Radiation Emission, Exposure, and Risk Evaluations
- Medical X-Ray Exposures
The CRCPD and FDA conduct the Nationwide Evaluation of X-ray Trends (NEXT). This collaborative Federal-State survey program is the sole mechanism in the United States for acquiring and updating nationally representative baseline data on medical x-ray exposures, image quality, and related clinical practice. During the surveys, information is collected on radiographic technique factors, patient x-ray exposure, x-ray beam quality, image quality, film processing quality, and darkroom fog. The survey results for a given year represent a statistically valid "snapshot" of x-ray exposure and related factors for that type of examination in the U.S. In FY 2000, computed tomography (CT) surveys are underway incorporating major improvements in survey methodology (electronic submissions, etc.).
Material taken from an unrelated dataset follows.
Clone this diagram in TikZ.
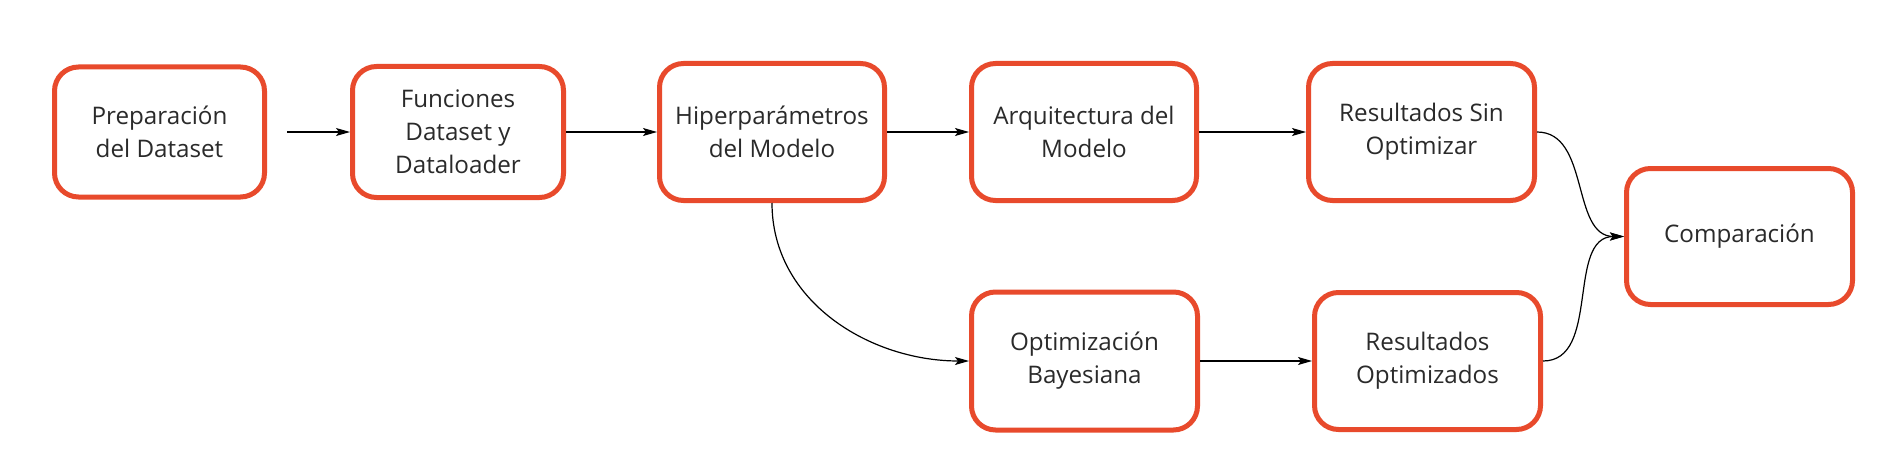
\documentclass[tikz,border=0pt]{standalone}
\usepackage{fontspec}
\setmainfont{Open Sans}
\usetikzlibrary{arrows.meta}
\definecolor{boxred}{HTML}{E84A2C}
\definecolor{txt}{HTML}{2A2A2A}
\begin{document}
\begin{tikzpicture}[x=1pt,y=1pt,
  box/.style={draw=boxred, line width=5pt, rounded corners=24pt, fill=white,
    align=center, text=txt, font=\fontsize{24.2}{33}\selectfont, inner sep=0pt},
  conn/.style={line width=1.2pt, draw=black,
    -{Stealth[length=14pt,width=8pt,inset=3pt]}}]
\useasboundingbox[fill=white] (0,0) rectangle (1896,-460);
\node[box, minimum width=210pt, minimum height=130pt] (b1) at (159.5,-132) {Preparación\\del Dataset};
\node[box, minimum width=211pt, minimum height=131pt] (b2) at (458,-132) {Funciones\\Dataset y\\Dataloader};
\node[box, minimum width=225pt, minimum height=137pt] (b3) at (772,-132) {Hiperparámetros\\del Modelo};
\node[box, minimum width=225pt, minimum height=137pt] (b4) at (1084,-132) {Arquitectura del\\Modelo};
\node[box, minimum width=226pt, minimum height=137pt] (b5) at (1421.5,-132) {Resultados Sin\\Optimizar};
\node[box, minimum width=226pt, minimum height=136pt] (b6) at (1739.5,-236.5) {Comparación};
\node[box, minimum width=226pt, minimum height=138pt] (b7) at (1084.5,-361) {Optimización\\Bayesiana};
\node[box, minimum width=226pt, minimum height=137pt] (b8) at (1427.5,-361) {Resultados\\Optimizados};
\coordinate (s1) at ([xshift=20pt]b1.east);
\draw[conn] (s1) -- (b2.west);
\draw[conn] (b2.east) -- (b3.west);
\draw[conn] (b3.east) -- (b4.west);
\draw[conn] (b4.east) -- (b5.west);
\draw[conn] (b7.east) -- (b8.west);
\draw[conn] (b3.south) to[out=-90,in=180] (b7.west);
\draw[conn] (b5.east) to[out=0,in=180] (b6.west);
\draw[conn] (b8.east) to[out=0,in=180] (b6.west);
\end{tikzpicture}
\end{document}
- Mobile Telephone Measurements
We are leading the development of an international standard for evaluating the radiofrequency (RF) radiation dose to users of hand-held wireless handsets, including cellular and personal communications service (PCS) telephones (see "Leveraging" section under "Postmarket Programs.").
- Mobile Telephone Bioeffects Research
In an effort to spur research on the possible health effects of RF emissions from wireless phones, we established a Cooperative Research and Development Agreement (CRADA). The focus of the research is on two study topics: epidemiology and mechanistic studies related to toxicity. We are seeking input from government, industry, and scientific and technical experts.
- Suntanning Cancer Risk
FDA established an inter-Center Photosciences Network to collaborate on ways to improve safety from exposures to ultraviolet (UV) radiation. Our Center established a research facility and, with a multi-disciplinary team from the National Cancer Institute, Washington Hospital Center, Philips Research Laboratories and FDA’s Center for Food Safety and Applied Nutrition, investigated biomarkers for testing and standardizing human skin response to UV. In addition, we are conducting research on cell death mechanisms from ultraviolet-A exposure and have calculated an average annual solar UV dose based on data from the Environmental Protection Agency. This information is necessary to assess the relative increased risk of skin cancer resulting from use of ultraviolet-emitting electronic products.
See the Regulatory Science and Standards section for the following:
- Information Disclosure to Diagnostic X-Ray Assemblers;
- Electronic Anti-Theft Systems;
- Amendments to Fluoroscopy and Laser Standards; and
- X-Ray Personnel Screening (People Scanners).
Surveillance and Compliance for Radiological Products
We reviewed approximately 63 percent of the nearly 6000 product reports and annual reports submitted by manufacturers documenting compliance with standards and radiation quality control and testing programs. Based on these reports, laboratory tests, field tests, and inspections, we issued over 60 noncompliance letters and disapprovals of radiation testing programs and assisted the field staff with over 30 import detentions.